More on that note: each person’s bottom position may be a little different, depending on various factors, flexibility being the primary one. If you cannot straighten your arm out totally at the bottom, that’s OK. Don’t force it. And the more weight you’re using, the less you should put any extra pressure on your muscles to straighten your arm out.

The general rule is you can descend to a lower (arm more straight) position the slower you take it down and the more flexible you are. The faster you allow the weight to fall, the earlier you need to put on the brakes and avoid hitting the bottom of the rep range.
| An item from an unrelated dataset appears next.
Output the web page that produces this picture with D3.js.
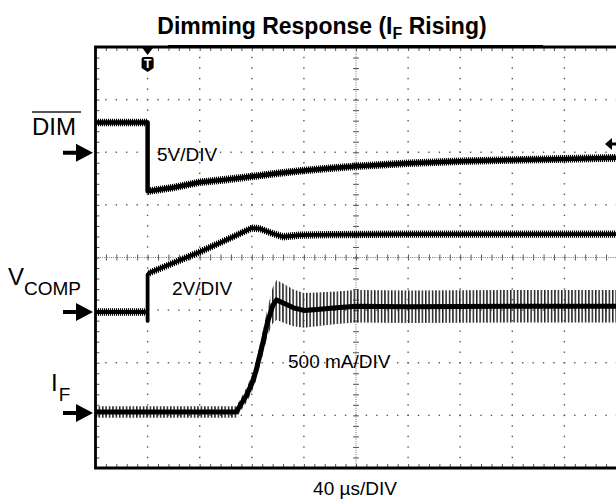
<!DOCTYPE html>
<html>
<head>
<meta charset="utf-8">
<script src="https://cdn.jsdelivr.net/npm/d3@7"></script>
<style>
  body { margin: 0; background: #fff; }
  text { font-family: "Liberation Sans", Arial, Helvetica, sans-serif; fill: #000; }
</style>
</head>
<body>
<div id="chart"></div>
<script>
// Time base: 40 us/DIV, trigger at t = 0
const timeDivs = [-40, 0, 40, 80, 120, 160, 200, 240, 280, 320, 360];
const levelDivs = [4, 3, 2, 1, 0, -1, -2, -3, -4];

// DIM trace, volts (5 V/DIV)
const dimT = [-40, 0, 0, 20, 40, 60, 80, 100, 120, 140, 160, 200, 240, 280, 320, 360];
const dimV = [2.87, 2.87, -3.66, -3.3, -2.8, -2.55, -2.26, -1.95, -1.69, -1.47, -1.28, -1.0, -0.81, -0.68, -0.58, -0.48];

// VCOMP trace, volts (2 V/DIV)
const vcompT = [-40, 0, 0, 0, 1, 20, 40, 60, 80, 86, 95, 104, 117, 140, 200, 280, 360];
const vcompV = [0, 0, -0.34, 1.41, 1.48, 1.87, 2.28, 2.73, 3.19, 3.17, 3.0, 2.86, 2.92, 2.94, 2.96, 2.96, 2.96];

// IF trace, mA (500 mA/DIV), with ripple half amplitude
const ifT = [-40, 68, 71, 76, 80, 83, 88, 92, 96, 99, 105, 112, 120, 130, 145, 160, 200, 280, 360];
const ifI = [10, 10, 70, 170, 280, 390, 640, 860, 1020, 1075, 1040, 1000, 975, 985, 1000, 1015, 1010, 1015, 1015];
const ifRipple = [55, 55, 60, 70, 80, 90, 110, 130, 170, 190, 185, 175, 165, 160, 155, 155, 155, 155, 155];

// channel settings: units per division, ground marker (divisions from centre), trace noise
const channels = {
  dim:   { perDiv: 5,   ground: 1.99,   noise: 0.36 },
  vcomp: { perDiv: 2,   ground: -1.036, noise: 0.14 },
  iF:    { perDiv: 500, ground: -2.956 }
};

const width = 616, height = 500;
const pLeft = 95.5, pRight = 616.5, pTop = 47, pBottom = 468;

const svg = d3.select("#chart").append("svg")
  .attr("width", width)
  .attr("height", height);

const x = d3.scaleLinear().domain([-40, 360]).range([pLeft, pRight]);
const yDiv = d3.scaleLinear().domain([4, -4]).range([pTop, pBottom]);
const yCh = (ch, v) => yDiv(ch.ground + v / ch.perDiv);

// hatch patterns to fake scope noise / ripple
const defs = svg.append("defs");
defs.append("pattern").attr("id", "noise")
  .attr("patternUnits", "userSpaceOnUse").attr("width", 2).attr("height", 10)
  .append("rect").attr("width", 1.1).attr("height", 10).attr("fill", "#000");
defs.append("pattern").attr("id", "ripple")
  .attr("patternUnits", "userSpaceOnUse").attr("width", 3.4).attr("height", 10)
  .append("rect").attr("width", 1.5).attr("height", 10).attr("fill", "#222");
defs.append("clipPath").attr("id", "plot")
  .append("rect").attr("x", pLeft).attr("y", pTop).attr("width", pRight - pLeft).attr("height", pBottom - pTop);

// Grid dots
const minorX = d3.range(-40, 360.01, 8);
const minorY = d3.range(4, -4.01, -0.2);
const grid = svg.append("g");
timeDivs.filter(t => t !== -40 && t !== 160 && t !== 360).forEach(t => {
  grid.selectAll(null).data(minorY).enter().append("rect")
    .attr("x", x(t) - 0.7).attr("y", d => yDiv(d) - 0.7)
    .attr("width", 1.4).attr("height", 1.4).attr("fill", "#555");
});
levelDivs.filter(l => Math.abs(l) !== 4 && l !== 0).forEach(l => {
  grid.selectAll(null).data(minorX).enter().append("rect")
    .attr("x", d => x(d) - 0.7).attr("y", yDiv(l) - 0.7)
    .attr("width", 1.4).attr("height", 1.4).attr("fill", "#555");
});

// Centre cross: dense dotted with ticks
grid.append("line").attr("x1", x(160)).attr("x2", x(160)).attr("y1", pTop).attr("y2", pBottom)
  .attr("stroke", "#777").attr("stroke-dasharray", "1,1.2");
grid.append("line").attr("x1", pLeft).attr("x2", pRight).attr("y1", yDiv(0)).attr("y2", yDiv(0))
  .attr("stroke", "#777").attr("stroke-dasharray", "1,1.2");

function tickAxis(axis, tx, ty) {
  const a = svg.append("g").attr("transform", `translate(${tx},${ty})`).call(axis);
  a.select(".domain").remove();
  a.selectAll("line").attr("stroke", "#555").attr("stroke-width", 1);
  a.selectAll("text").remove();
}
tickAxis(d3.axisTop(x).tickValues(minorX).tickSize(3).tickFormat(""), 0, yDiv(0));
tickAxis(d3.axisBottom(x).tickValues(minorX).tickSize(3).tickFormat(""), 0, yDiv(0));
tickAxis(d3.axisLeft(yDiv).tickValues(minorY).tickSize(3).tickFormat(""), x(160), 0);
tickAxis(d3.axisRight(yDiv).tickValues(minorY).tickSize(3).tickFormat(""), x(160), 0);
// border ticks
tickAxis(d3.axisBottom(x).tickValues(minorX).tickSize(4).tickFormat(""), 0, pTop);
tickAxis(d3.axisTop(x).tickValues(minorX).tickSize(4).tickFormat(""), 0, pBottom);
tickAxis(d3.axisRight(yDiv).tickValues(minorY).tickSize(4).tickFormat(""), pLeft, 0);

// Traces
const traces = svg.append("g").attr("clip-path", "url(#plot)");

function drawTrace(ch, T, V, N, pattern, sw) {
  const pts = T.map((t, i) => ({ t, v: V[i], n: N ? N[i] : ch.noise }));
  const band = d3.area()
    .x(d => x(d.t))
    .y0(d => yCh(ch, d.v - d.n))
    .y1(d => yCh(ch, d.v + d.n));
  traces.append("path").attr("d", band(pts)).attr("fill", `url(#${pattern})`);
  const line = d3.line().x(d => x(d.t)).y(d => yCh(ch, d.v));
  traces.append("path").attr("d", line(pts))
    .attr("fill", "none").attr("stroke", "#000").attr("stroke-width", sw)
    .attr("stroke-linejoin", "round");
}
drawTrace(channels.dim, dimT, dimV, null, "noise", 4.5);
drawTrace(channels.vcomp, vcompT, vcompV, null, "noise", 3.8);
drawTrace(channels.iF, ifT, ifI, ifRipple, "ripple", 5);

// Border
svg.append("path")
  .attr("d", `M${pRight + 2},${pTop}H${pLeft}V${pBottom}H${pRight + 2}`)
  .attr("fill", "none").attr("stroke", "#000").attr("stroke-width", 2.8);
svg.append("line").attr("x1", 168).attr("x2", 543).attr("y1", pTop - 1).attr("y2", pTop - 1)
  .attr("stroke", "#000").attr("stroke-width", 2);

// Trigger marker
const tx = x(0);
svg.append("path").attr("d", `M${tx - 6},${pTop}L${tx + 6},${pTop}L${tx},${pTop + 8}Z`).attr("fill", "#000");
svg.append("path")
  .attr("d", `M${tx - 6},${pTop + 12}Q${tx - 6},${pTop + 10} ${tx - 4},${pTop + 10}H${tx + 4}Q${tx + 6},${pTop + 10} ${tx + 6},${pTop + 12}V${pTop + 21}L${tx},${pTop + 25}L${tx - 6},${pTop + 21}Z`)
  .attr("fill", "#000");
svg.append("text").attr("x", tx).attr("y", pTop + 21).attr("text-anchor", "middle")
  .attr("font-size", 12).attr("font-weight", "bold").style("fill", "#fff").text("T");

// Ground arrows
function groundArrow(ch) {
  const y = yDiv(ch.ground);
  svg.append("path")
    .attr("d", `M63,${y - 2}H76V${y - 9}L93,${y}L76,${y + 9}V${y + 2}H63Z`)
    .attr("fill", "#000");
}
groundArrow(channels.dim);
groundArrow(channels.vcomp);
groundArrow(channels.iF);

// right-side level arrow
svg.append("path").attr("d", "M605,144L612,138V142.5H617V145.5H612V150Z").attr("fill", "#000");

// Channel labels
svg.append("text").attr("x", 32).attr("y", 135).attr("font-size", 24).text("DIM");
svg.append("line").attr("x1", 32).attr("x2", 81).attr("y1", 112).attr("y2", 112)
  .attr("stroke", "#555").attr("stroke-width", 2);

const vc = svg.append("text").attr("x", 8).attr("y", 285).attr("font-size", 24);
vc.append("tspan").text("V");
vc.append("tspan").attr("font-size", 19).attr("dy", 10).text("COMP");

const il = svg.append("text").attr("x", 51).attr("y", 391).attr("font-size", 24);
il.append("tspan").text("I");
il.append("tspan").attr("font-size", 19).attr("dy", 10).attr("dx", 1).text("F");

// Scale labels
svg.append("text").attr("x", 157).attr("y", 161).attr("font-size", 19).text("5V/DIV");
svg.append("text").attr("x", 172).attr("y", 295).attr("font-size", 19).text("2V/DIV");
svg.append("text").attr("x", 288).attr("y", 368).attr("font-size", 19).text("500 mA/DIV");
svg.append("text").attr("x", 355).attr("y", 495).attr("font-size", 19).attr("text-anchor", "middle").text("40 µs/DIV");

// Title
const title = svg.append("text").attr("x", 322).attr("y", 34).attr("text-anchor", "middle")
  .attr("font-size", 23).attr("font-weight", "bold");
title.append("tspan").text("Dimming Response (I");
title.append("tspan").attr("font-size", 16).attr("dy", 5).text("F");
title.append("tspan").attr("dy", -5).text(" Rising)");
</script>
</body>
</html>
Obviously, there are significant safety advantages to taking the descent slower, and the extra time the muscle remains tense increases the muscle’s growth, as studies frequently show.

Take the eccentric (downward) portion of the movement. slowly, controlled for best results

Take the eccentric (downward) portion of the movement. slowly, controlled for best results

We spoke earlier about the tendency to sway coming up, which brings your back into the lift and creates body momentum that puts far less emphasis on the biceps to perform the lift. Don’t do that! Your focus should be on building the muscle, not so much on how many reps or how much weight you’re lifting. Sure, those things obviously have their place, but let them be the end result of your training, not the means! Like noted, if you over-focus on these things, you will far more likely cheat to get them and rob yourself of the enjoyment and rewards of the bicep blitz.